The night before the drive, I couldn’t sleep. I was too nervous that I wouldn’t hear my alarm and miss out on the drive. As a result, I showed up about an hour and a half before showtime.
No problem. I got to roam the garage and check out the entire fleet, which included two Lamborghini Gallardos, a Ferrari 458 Italia, a Porsche 997, and a Nissan GT-R, the one dubbed “Godzilla” by the motoring press. I was also able to check out the retired NASCAR stock cars used by the company’s other venture, the Richard Petty Driving Experience.
So, anxiously waiting to climb in and go fast, myself and the other lucky people who had dinged their credit cards for a fast ride sat through the company’s safety briefing. We would be accompanied by one of the company’s drivers, who had a throttle control in their hand to cut power if we did anything stupid. They also would tell us our braking and shift point as well as pointing out the line on the track that we would be driving.
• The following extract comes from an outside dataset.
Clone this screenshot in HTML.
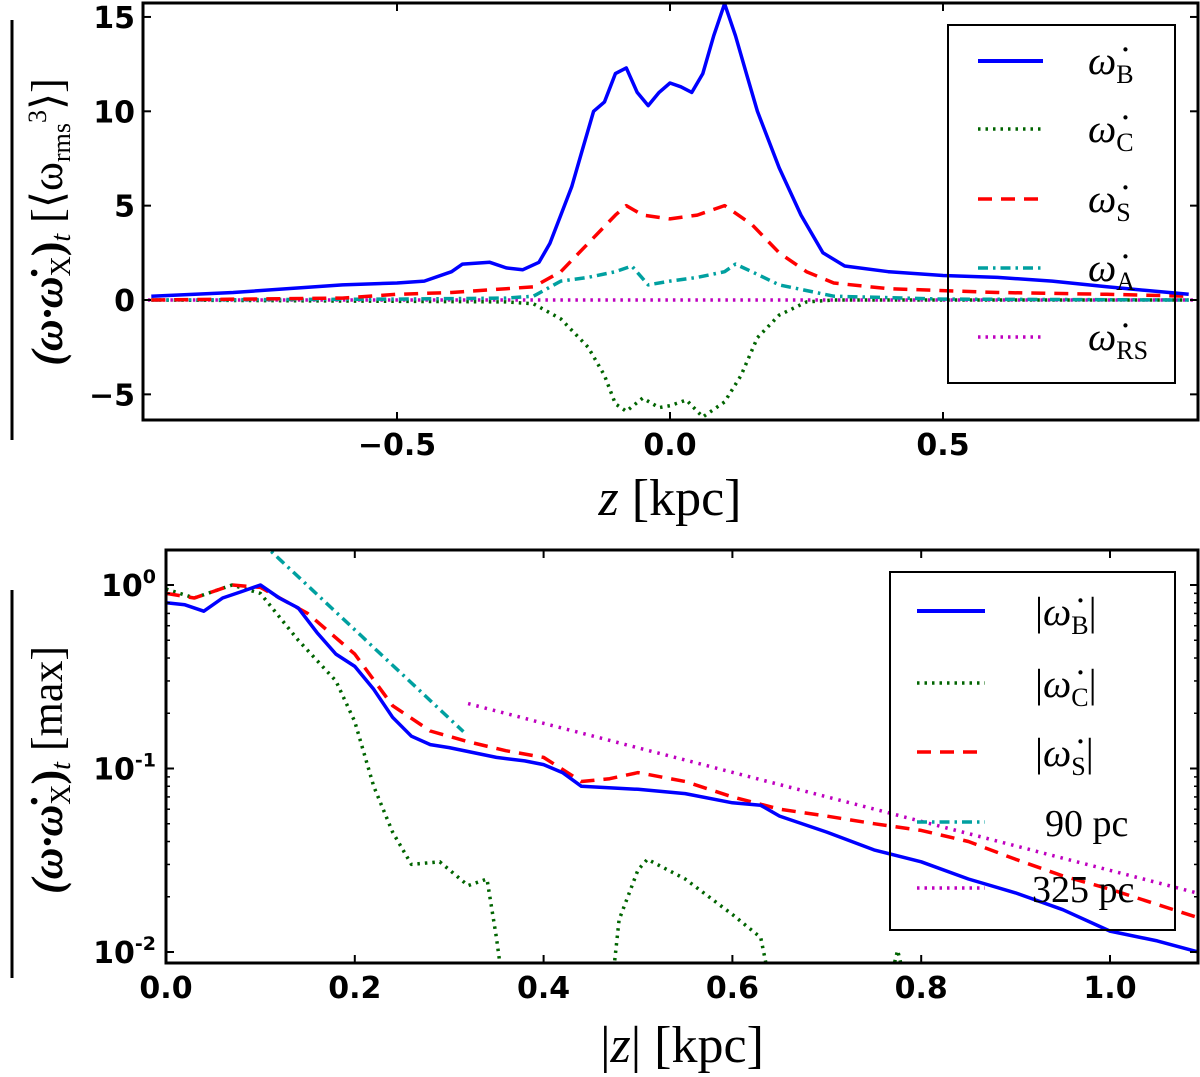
<!DOCTYPE html>
<html><head><meta charset="utf-8"><style>
html,body{margin:0;padding:0;background:#fff;}
svg{display:block;}
.tick{font-family:"DejaVu Sans","Liberation Sans",sans-serif;font-weight:bold;font-size:30px;fill:#000;}
.math{font-family:"Liberation Serif","DejaVu Serif",serif;fill:#000;}
</style></head><body>
<svg id="fig" width="1200" height="1077" viewBox="0 0 1200 1077" xmlns="http://www.w3.org/2000/svg">
<g id="topPanel"></g>
<g id="botPanel"></g>
</svg>
<script>
// ---- Top panel data (z in kpc, value in <w_rms^3>) ----
const topZ_B = [-0.95,-0.8,-0.6,-0.5,-0.45,-0.4,-0.38,-0.33,-0.3,-0.27,-0.24,-0.22,-0.2,-0.18,-0.16,-0.14,-0.12,-0.1,-0.08,-0.06,-0.04,-0.02,0.0,0.02,0.04,0.06,0.08,0.1,0.12,0.14,0.16,0.2,0.24,0.28,0.32,0.4,0.5,0.6,0.7,0.8,0.95];
const topB = [0.2,0.4,0.8,0.9,1.0,1.5,1.9,2.0,1.7,1.6,2.0,3.0,4.5,6,8,10,10.5,12,12.3,11,10.3,11,11.5,11.3,11,12,14,15.7,14,12,10,7,4.5,2.5,1.8,1.5,1.3,1.2,1.0,0.7,0.3];
const topZ_S = [-0.95,-0.6,-0.5,-0.4,-0.3,-0.25,-0.2,-0.15,-0.1,-0.08,-0.05,0,0.05,0.1,0.15,0.2,0.25,0.3,0.4,0.6,0.8,0.95];
const topS = [0,0.1,0.3,0.4,0.6,0.7,1.5,3,4.5,5,4.5,4.3,4.5,5.0,4,2.5,1.5,0.9,0.6,0.4,0.3,0.2];
const topZ_A = [-0.95,-0.5,-0.3,-0.25,-0.2,-0.15,-0.1,-0.07,-0.04,0,0.05,0.1,0.12,0.15,0.2,0.3,0.5,0.95];
const topA = [0,0.05,0.1,0.2,1,1.2,1.5,1.8,0.8,1.0,1.2,1.5,1.9,1.5,0.8,0.2,0.05,0];
const topZ_C = [-0.95,-0.3,-0.25,-0.2,-0.15,-0.12,-0.1,-0.08,-0.05,-0.02,0.0,0.03,0.06,0.1,0.13,0.16,0.2,0.25,0.3,0.95];
const topC = [0,-0.1,-0.2,-1,-2.5,-4,-5.5,-5.9,-5.2,-5.7,-5.6,-5.3,-6.2,-5.4,-4,-2,-0.8,-0.1,0,0];
const topZ_RS = [-0.97,0.97];
const topRS = [0,0];
const topXTicks = [-0.5,0.0,0.5];
const topXTickLabels = ["\u22120.5","0.0","0.5"];
const topYTicks = [-5,0,5,10,15];
const topYTickLabels = ["\u22125","0","5","10","15"];

// ---- Bottom panel data (|z| in kpc, normalized value, log) ----
const botZ_B = [0,0.02,0.04,0.06,0.08,0.1,0.12,0.14,0.16,0.18,0.2,0.22,0.24,0.26,0.28,0.3,0.35,0.38,0.4,0.42,0.44,0.5,0.55,0.6,0.63,0.65,0.7,0.75,0.8,0.85,0.9,0.95,1.0,1.05,1.1];
const botB = [0.8,0.78,0.72,0.85,0.92,1.0,0.85,0.75,0.55,0.42,0.36,0.27,0.19,0.15,0.135,0.13,0.115,0.11,0.105,0.095,0.08,0.077,0.073,0.065,0.063,0.055,0.045,0.036,0.031,0.025,0.021,0.017,0.013,0.0115,0.0098];
const botZ_S = [0,0.03,0.07,0.1,0.15,0.2,0.24,0.28,0.32,0.36,0.4,0.44,0.47,0.5,0.55,0.6,0.65,0.7,0.75,0.8,0.85,0.9,0.95,1.0,1.1];
const botS = [0.9,0.85,1.0,0.97,0.7,0.42,0.22,0.16,0.14,0.125,0.115,0.085,0.088,0.095,0.085,0.07,0.06,0.055,0.05,0.046,0.04,0.032,0.026,0.022,0.015];
const botZ_C = [0,0.03,0.07,0.1,0.14,0.18,0.2,0.22,0.24,0.26,0.29,0.32,0.34,0.35,0.36,0.47,0.48,0.5,0.51,0.55,0.6,0.63,0.645,0.76,0.775,0.79];
const botC = [0.95,0.85,1.0,0.9,0.5,0.3,0.18,0.08,0.045,0.03,0.031,0.023,0.025,0.012,0.005,0.005,0.015,0.028,0.032,0.025,0.016,0.012,0.005,0.005,0.0102,0.005];
const fit90Range = [0.1,0.315];
const fit90Amp = 5.26, fit90Scale = 0.09;
const fit325Range = [0.32,1.1];
const fit325Amp = 0.604, fit325Scale = 0.325;
const botXTicks = [0.0,0.2,0.4,0.6,0.8,1.0];
const botXTickLabels = ["0.0","0.2","0.4","0.6","0.8","1.0"];
const botYTicks = [0,-1,-2];
const botYTickExp = ["0","-1","-2"];

const NS="http://www.w3.org/2000/svg";
function mk(tag, parent, attrs){const e=document.createElementNS(NS,tag);for(const k in attrs)e.setAttribute(k,attrs[k]);parent.appendChild(e);return e;}

const T={x0:143,x1:1198,y0:3,y1:420};
const tx = z => 670 + z*546;
const ty = v => 300 - v*18.87;
const B={x0:166,x1:1198,y0:550,y1:963};
const bx = z => 166 + z*944;
const by = v => 585 - (Math.log10(Math.max(v,1e-4)))*183.5;

function pathOf(xs, ys, fx, fy){return xs.map((x,i)=>(i?'L':'M')+fx(x).toFixed(1)+' '+fy(ys[i]).toFixed(1)).join(' ');}

// ---------- TOP ----------
const topPanel=document.getElementById('topPanel');
const cpt=mk('clipPath',topPanel,{id:'ctop'});
mk('rect',cpt,{x:T.x0,y:T.y0,width:T.x1-T.x0,height:T.y1-T.y0});
const tg=mk('g',topPanel,{'clip-path':'url(#ctop)'});


const topSeries=[
 [topZ_RS,topRS,'#bf00bf','2.5 5',3.5,'series-rs'],
 [topZ_C,topC,'#006400','2.5 5',3.5,'series-c'],
 [topZ_A,topA,'#00a0a0','10 5 2.5 5',3.5,'series-a'],
 [topZ_S,topS,'#ff0000','14 9',3.5,'series-s'],
 [topZ_B,topB,'#0000ff','',3.5,'series-b']];
topSeries.forEach(s=>{const p=mk('path',tg,{d:pathOf(s[0],s[1],tx,ty),fill:'none',stroke:s[2],'stroke-width':s[4],'stroke-dasharray':s[3],'stroke-linejoin':'round'});
 
 });
mk('rect',topPanel,{x:T.x0,y:T.y0,width:T.x1-T.x0,height:T.y1-T.y0,fill:'none',stroke:'#000','stroke-width':3});
topXTicks.forEach((t,i)=>{mk('line',topPanel,{x1:tx(t),x2:tx(t),y1:T.y1,y2:T.y1-8,stroke:'#000','stroke-width':2});mk('line',topPanel,{x1:tx(t),x2:tx(t),y1:T.y0,y2:T.y0+8,stroke:'#000','stroke-width':2});
 const l=mk('text',topPanel,{x:tx(t),y:T.y1+35,'text-anchor':'middle',class:'tick'});l.textContent=topXTickLabels[i];
 
 });
topYTicks.forEach((t,i)=>{mk('line',topPanel,{x1:T.x0,x2:T.x0+8,y1:ty(t),y2:ty(t),stroke:'#000','stroke-width':2});mk('line',topPanel,{x1:T.x1,x2:T.x1-8,y1:ty(t),y2:ty(t),stroke:'#000','stroke-width':2});
 const l=mk('text',topPanel,{x:T.x0-8,y:ty(t)+11,'text-anchor':'end',class:'tick'});l.textContent=topYTickLabels[i];
 
 });

// ---------- BOTTOM ----------
const botPanel=document.getElementById('botPanel');
const cp=mk('clipPath',botPanel,{id:'cbot'});mk('rect',cp,{x:B.x0,y:B.y0,width:B.x1-B.x0,height:B.y1-B.y0});
const bg=mk('g',botPanel,{'clip-path':'url(#cbot)'});


function fitPts(r,a,s){const xs=[],ys=[];for(let i=0;i<=20;i++){const z=r[0]+(r[1]-r[0])*i/20;xs.push(z);ys.push(a*Math.exp(-z/s));}return [xs,ys];}
const f90=fitPts(fit90Range,fit90Amp,fit90Scale), f325=fitPts(fit325Range,fit325Amp,fit325Scale);
const botSeries=[
 [f325[0],f325[1],'#bf00bf','2.5 6',3.5,'fit-325pc'],
 [f90[0],f90[1],'#00a0a0','10 5 2.5 5',3.5,'fit-90pc'],
 [botZ_C,botC,'#006400','2.5 5',3.5,'series-c-abs'],
 [botZ_S,botS,'#ff0000','14 9',3.5,'series-s-abs'],
 [botZ_B,botB,'#0000ff','',3.5,'series-b-abs']];
botSeries.forEach(s=>{const p=mk('path',bg,{d:pathOf(s[0],s[1],bx,by),fill:'none',stroke:s[2],'stroke-width':s[4],'stroke-dasharray':s[3],'stroke-linejoin':'round'});
 
 });
mk('rect',botPanel,{x:B.x0,y:B.y0,width:B.x1-B.x0,height:B.y1-B.y0,fill:'none',stroke:'#000','stroke-width':3});
botXTicks.forEach((t,i)=>{mk('line',botPanel,{x1:bx(t),x2:bx(t),y1:B.y1,y2:B.y1-8,stroke:'#000','stroke-width':2});mk('line',botPanel,{x1:bx(t),x2:bx(t),y1:B.y0,y2:B.y0+8,stroke:'#000','stroke-width':2});
 const l=mk('text',botPanel,{x:bx(t),y:B.y1+35,'text-anchor':'middle',class:'tick'});l.textContent=botXTickLabels[i];
 
 });
botYTicks.forEach((t,i)=>{const y=by(Math.pow(10,t));
 mk('line',botPanel,{x1:B.x0,x2:B.x0+8,y1:y,y2:y,stroke:'#000','stroke-width':2});mk('line',botPanel,{x1:B.x1,x2:B.x1-8,y1:y,y2:y,stroke:'#000','stroke-width':2});
 for(let m=2;m<10;m++){const yy=by(m*Math.pow(10,t));if(yy>B.y0&&yy<B.y1){mk('line',botPanel,{x1:B.x0,x2:B.x0+4,y1:yy,y2:yy,stroke:'#000','stroke-width':1.5});mk('line',botPanel,{x1:B.x1,x2:B.x1-4,y1:yy,y2:yy,stroke:'#000','stroke-width':1.5});}}
 const l=mk('text',botPanel,{x:B.x0-10,y:y+11,'text-anchor':'end',class:'tick'});
 
 
 const a=mk('tspan',l,{});a.textContent='10';const b=mk('tspan',l,{dy:-13,'font-size':'19px'});b.textContent=botYTickExp[i];});
</script>
<svg width="1200" height="1077" style="position:absolute;left:0;top:0" xmlns="http://www.w3.org/2000/svg">
<g>
<rect x="948" y="25" width="227" height="358" fill="none" stroke="#000" stroke-width="2"/>
<line x1="978" y1="61" x2="1043" y2="61" stroke="#0000ff" stroke-width="4"/>
<line x1="978" y1="129" x2="1043" y2="129" stroke="#006400" stroke-width="3.5" stroke-dasharray="2.5 5"/>
<line x1="978" y1="199" x2="1043" y2="199" stroke="#ff0000" stroke-width="3.5" stroke-dasharray="14 9"/>
<line x1="978" y1="268" x2="1043" y2="268" stroke="#00a0a0" stroke-width="3.5" stroke-dasharray="10 5 2.5 5"/>
<line x1="978" y1="337" x2="1043" y2="337" stroke="#bf00bf" stroke-width="3.5" stroke-dasharray="2.5 5"/>
<text class="math" x="1088" y="74" font-size="40" font-style="italic">ω̇<tspan font-style="normal" font-size="26" dy="9">B</tspan></text>
<text class="math" x="1088" y="142" font-size="40" font-style="italic">ω̇<tspan font-style="normal" font-size="26" dy="9">C</tspan></text>
<text class="math" x="1088" y="212" font-size="40" font-style="italic">ω̇<tspan font-style="normal" font-size="26" dy="9">S</tspan></text>
<text class="math" x="1088" y="281" font-size="40" font-style="italic">ω̇<tspan font-style="normal" font-size="26" dy="9">A</tspan></text>
<text class="math" x="1088" y="350" font-size="40" font-style="italic">ω̇<tspan font-style="normal" font-size="26" dy="9">RS</tspan></text>
</g>
<g>
<rect x="890" y="572" width="285" height="358" fill="none" stroke="#000" stroke-width="2"/>
<line x1="917" y1="611" x2="985" y2="611" stroke="#0000ff" stroke-width="4"/>
<line x1="917" y1="683" x2="985" y2="683" stroke="#006400" stroke-width="3.5" stroke-dasharray="2.5 5"/>
<line x1="917" y1="752" x2="985" y2="752" stroke="#ff0000" stroke-width="3.5" stroke-dasharray="14 9"/>
<line x1="917" y1="822" x2="985" y2="822" stroke="#00a0a0" stroke-width="3.5" stroke-dasharray="10 5 2.5 5"/>
<line x1="917" y1="888" x2="985" y2="888" stroke="#bf00bf" stroke-width="3.5" stroke-dasharray="2.5 5"/>
<text class="math" x="1035" y="625" font-size="40">|<tspan font-style="italic">ω̇</tspan><tspan font-size="26" dy="9">B</tspan><tspan dy="-9">|</tspan></text>
<text class="math" x="1035" y="697" font-size="40">|<tspan font-style="italic">ω̇</tspan><tspan font-size="26" dy="9">C</tspan><tspan dy="-9">|</tspan></text>
<text class="math" x="1035" y="766" font-size="40">|<tspan font-style="italic">ω̇</tspan><tspan font-size="26" dy="9">S</tspan><tspan dy="-9">|</tspan></text>
<text class="math" x="1045" y="836" font-size="38">90 pc</text>
<text class="math" x="1032" y="902" font-size="38">325 pc</text>
</g>
<text class="math" x="670" y="515" font-size="52" text-anchor="middle"><tspan font-style="italic">z</tspan> [kpc]</text>
<text class="math" x="682" y="1062" font-size="52" text-anchor="middle">|<tspan font-style="italic">z</tspan>| [kpc]</text>
<text class="math" transform="translate(62,222) rotate(-90)" font-size="44" text-anchor="middle"><tspan font-weight="bold" font-style="italic">(ω·ω̇</tspan><tspan font-size="28" dy="8">X</tspan><tspan font-weight="bold" dy="-8">)</tspan><tspan font-style="italic" font-size="28" dy="8">t</tspan><tspan dy="-8"> [⟨ω</tspan><tspan font-size="26" dy="8">rms</tspan><tspan font-size="26" dy="-24">3</tspan><tspan dy="16">⟩]</tspan></text>
<line x1="12" y1="440" x2="12" y2="20" stroke="#000" stroke-width="3"/>
<text class="math" transform="translate(62,770) rotate(-90)" font-size="44" text-anchor="middle"><tspan font-weight="bold" font-style="italic">(ω·ω̇</tspan><tspan font-size="28" dy="8">X</tspan><tspan font-weight="bold" dy="-8">)</tspan><tspan font-style="italic" font-size="28" dy="8">t</tspan><tspan dy="-8"> [max]</tspan></text>
<line x1="12" y1="978" x2="12" y2="590" stroke="#000" stroke-width="3"/>
</svg>
</body></html>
The track itself was a short road course built on the infield of the 1.5-mile oval that makes up the speedway. Its straightaways were short enough to keep us well away from the top speed of our supercars, but long enough to let us experience the rapid acceleration the cars were capable of as well as the way their massive brakes would haul us down from any speed in short order.
I watched the first group as they worked their way up to speed after a couple of laps. My name was called to drive in the second group, and I clumsily folded my 6’2″ frame into a car that was designed to envelope the driver rather than provide efficient ingress and egress to a driver of Sasquatch proportions.
I was introduced to my co-pilot Rob, a chipper guy with an awesome mustache and Dale Earnhardt shades. His first order of business was asking whether I wanted to do the shifting myself, which is accomplished in this car by paddle shifters behind the steering wheel rather than a traditional stick shift. I could also set it to shift automatically, but where’s the fun in that?
Rob then guided me down the pit road to the first turn, where we sat and waited for the go-ahead to hit the track.
After a few minutes of watching the other cars circulating, we were finally turned loose. We slowly navigated the first turn, and when Rob asked me to perform my first upshift, I executed it with precision. Which meant I ham-fisted the shifter and accidentally turned on the windshield wipers.
By then, my confidence was soaring.
We cautiously completed the first lap, with Rob explaining the shift and brake points, pointing out the orange cones which indicated the apex of each curve, and reminded me that the brakes were our friend for this trip.
I purchased the video package, which had a cockpit view and an outside view. In watching the video, I noticed that I began grinning at lap two and did not stop the entire time.
Rob kept pushing me to accelerate quicker and brake deeper. I guess I did okay, because at lap four, he said, “Getting a lot more comfortable, aren’t you?”
Man. The car cornered like nothing I had ever encountered. Even though we never got above 80, you still got a sense of how fast the car could go in a corner and how powerful the brakes were. In fact, I’m certain we could have driven the car in deeper and gone even faster in the corners; I don’t think we were anywhere near the edge of the envelope. But, finding that knife edge and going over has much steeper consequences than doing it in a Honda Fit.
In the Fit, you get to keep your house.
So, all too soon, it was over. Six laps and we were pulling in, but the permanent grin stuck with me for most of the day following. In fact, I kept reminding the girls that I drove a Ferrari that day.
They generally rolled their eyes, but when I threatened to tell a waitress at one of the restaurants where we ate, they put their feet down.